SOURCE MATERIAL —
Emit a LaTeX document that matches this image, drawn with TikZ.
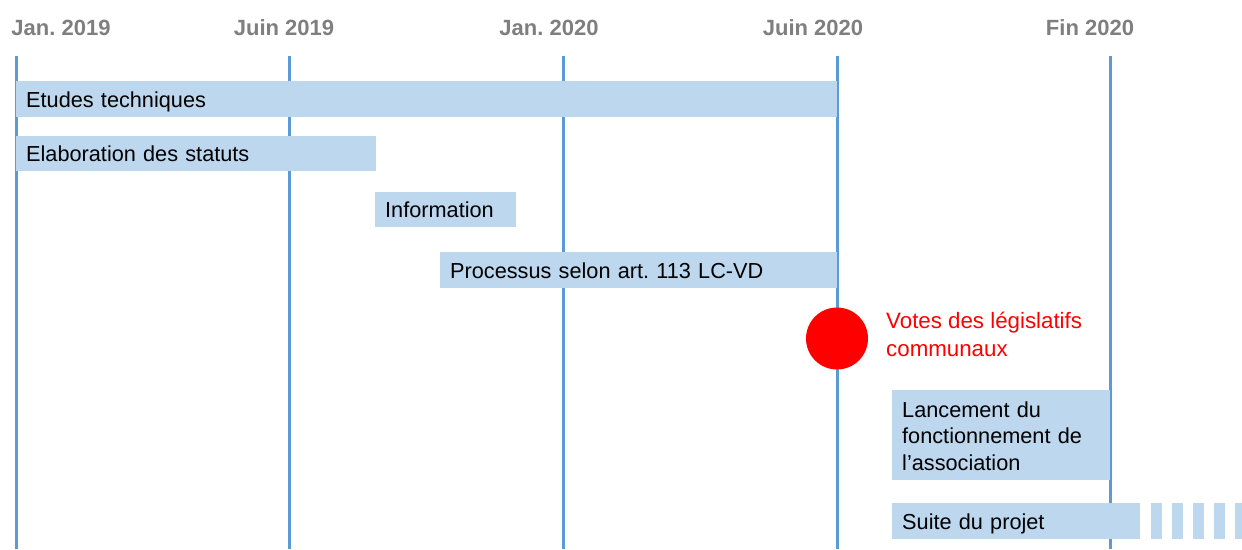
\documentclass[tikz,border=0pt]{standalone}
\usepackage{fontspec}
\setmainfont{Liberation Sans}
\definecolor{gridblue}{HTML}{5B9BD5}
\definecolor{barblue}{HTML}{BDD7EE}
\definecolor{headgray}{HTML}{7F7F7F}
\definecolor{votered}{HTML}{FF0000}
\frenchspacing
\begin{document}
\begin{tikzpicture}[x=1pt,y=-1pt,
  gridline/.style={draw=gridblue,line width=3pt},
  header/.style={anchor=base,text=headgray,font=\fontsize{22}{26}\selectfont\bfseries\frenchspacing,inner sep=0pt},
  phase/.style={fill=barblue,anchor=north west,inner xsep=10pt,inner ysep=0pt,
    text depth=0pt,align=left,font=\fontsize{21.7}{26.5}\selectfont\frenchspacing},
]
\clip (0,0) rectangle (1242,549);
\fill[white] (0,0) rectangle (1242,549);

% time axis: month labels and grid lines
\node[header] (h1) at (61,35) {Jan. 2019};
\node[header] (h2) at (284,35) {Juin 2019};
\node[header] (h3) at (549,35) {Jan. 2020};
\node[header] (h4) at (813,35) {Juin 2020};
\node[header] (h5) at (1090,35) {Fin 2020};
\foreach \n/\x in {1/16,2/289,3/563,4/837,5/1110}{
  \coordinate (t\n) at (\x,56);
  \coordinate (b\n) at (\x,549);
  \draw[gridline] (t\n) -- (b\n);
}

% phases
\node[phase,text width=801pt,minimum height=36pt] (p1) at (16,81) {Etudes techniques};
\node[phase,text width=340pt,minimum height=35pt] (p2) at (16,136) {Elaboration des statuts};
\node[phase,text width=121pt,minimum height=35pt] (p3) at (375,192) {Information};
\node[phase,text width=377pt,minimum height=36pt] (p4) at (440,252) {Processus selon art. 113 LC-VD};
\node[phase,text width=198pt,minimum height=90pt,text depth=52pt] (p5) at (892,390)
  {Lancement du\\fonctionnement de\\l’association};
\node[phase,text width=228pt,minimum height=36pt] (p6) at (892,503) {Suite du projet};
\foreach \i in {0,...,4}
  \fill[barblue] ([xshift=11pt+\i*21pt]p6.north east) rectangle ++(10.5,36);

% milestone
\node[circle,fill=votered,minimum size=62pt,inner sep=0pt] (vote) at (837,338.5) {};
\node[anchor=north west,text=votered,align=left,inner sep=0pt,
  font=\fontsize{22.3}{28}\selectfont] (votetxt) at (886,312)
  {Votes des législatifs\\communaux};
\end{tikzpicture}
\end{document}
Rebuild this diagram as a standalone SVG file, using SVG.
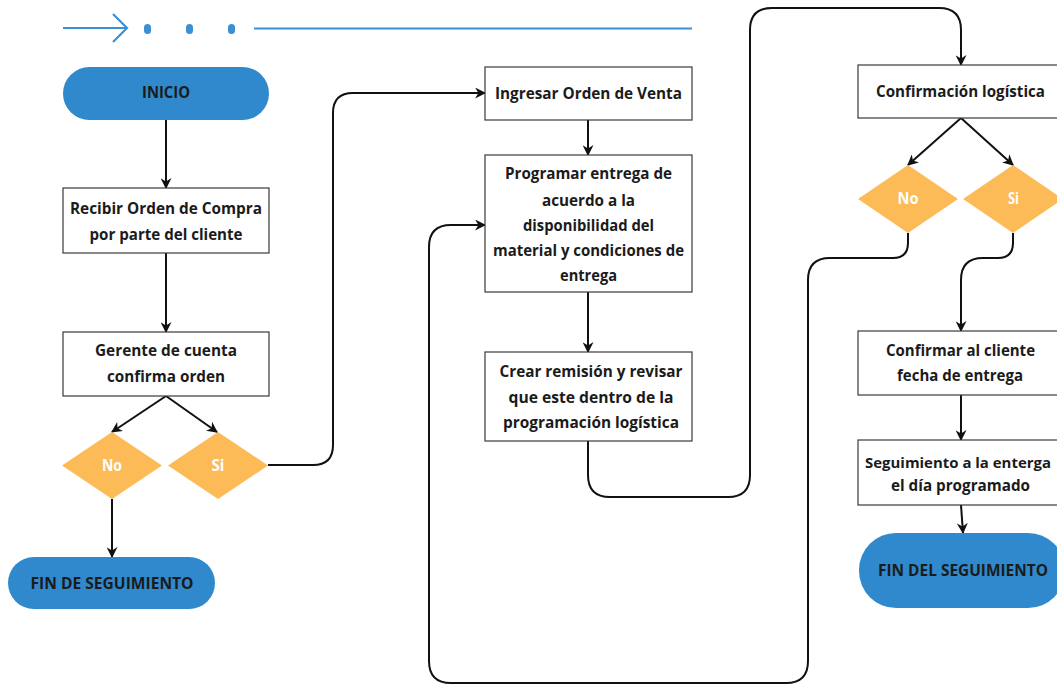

WRITTEN REQUEST — Reproduce all of the data exactly; the pictures do not belong in the copy.

WORKED SOLUTION —
Emit a LaTeX document that matches this image, drawn with TikZ.
\documentclass[tikz,border=0pt]{standalone}
\usepackage{fontspec}
\setmainfont{Liberation Sans}
\definecolor{gridblue}{HTML}{5B9BD5}
\definecolor{barblue}{HTML}{BDD7EE}
\definecolor{headgray}{HTML}{7F7F7F}
\definecolor{votered}{HTML}{FF0000}
\frenchspacing
\begin{document}
\begin{tikzpicture}[x=1pt,y=-1pt,
  gridline/.style={draw=gridblue,line width=3pt},
  header/.style={anchor=base,text=headgray,font=\fontsize{22}{26}\selectfont\bfseries\frenchspacing,inner sep=0pt},
  phase/.style={fill=barblue,anchor=north west,inner xsep=10pt,inner ysep=0pt,
    text depth=0pt,align=left,font=\fontsize{21.7}{26.5}\selectfont\frenchspacing},
]
\clip (0,0) rectangle (1242,549);
\fill[white] (0,0) rectangle (1242,549);

% time axis: month labels and grid lines
\node[header] (h1) at (61,35) {Jan. 2019};
\node[header] (h2) at (284,35) {Juin 2019};
\node[header] (h3) at (549,35) {Jan. 2020};
\node[header] (h4) at (813,35) {Juin 2020};
\node[header] (h5) at (1090,35) {Fin 2020};
\foreach \n/\x in {1/16,2/289,3/563,4/837,5/1110}{
  \coordinate (t\n) at (\x,56);
  \coordinate (b\n) at (\x,549);
  \draw[gridline] (t\n) -- (b\n);
}

% phases
\node[phase,text width=801pt,minimum height=36pt] (p1) at (16,81) {Etudes techniques};
\node[phase,text width=340pt,minimum height=35pt] (p2) at (16,136) {Elaboration des statuts};
\node[phase,text width=121pt,minimum height=35pt] (p3) at (375,192) {Information};
\node[phase,text width=377pt,minimum height=36pt] (p4) at (440,252) {Processus selon art. 113 LC-VD};
\node[phase,text width=198pt,minimum height=90pt,text depth=52pt] (p5) at (892,390)
  {Lancement du\\fonctionnement de\\l’association};
\node[phase,text width=228pt,minimum height=36pt] (p6) at (892,503) {Suite du projet};
\foreach \i in {0,...,4}
  \fill[barblue] ([xshift=11pt+\i*21pt]p6.north east) rectangle ++(10.5,36);

% milestone
\node[circle,fill=votered,minimum size=62pt,inner sep=0pt] (vote) at (837,338.5) {};
\node[anchor=north west,text=votered,align=left,inner sep=0pt,
  font=\fontsize{22.3}{28}\selectfont] (votetxt) at (886,312)
  {Votes des législatifs\\communaux};
\end{tikzpicture}
\end{document}
Rebuild this diagram as a standalone SVG file, using SVG.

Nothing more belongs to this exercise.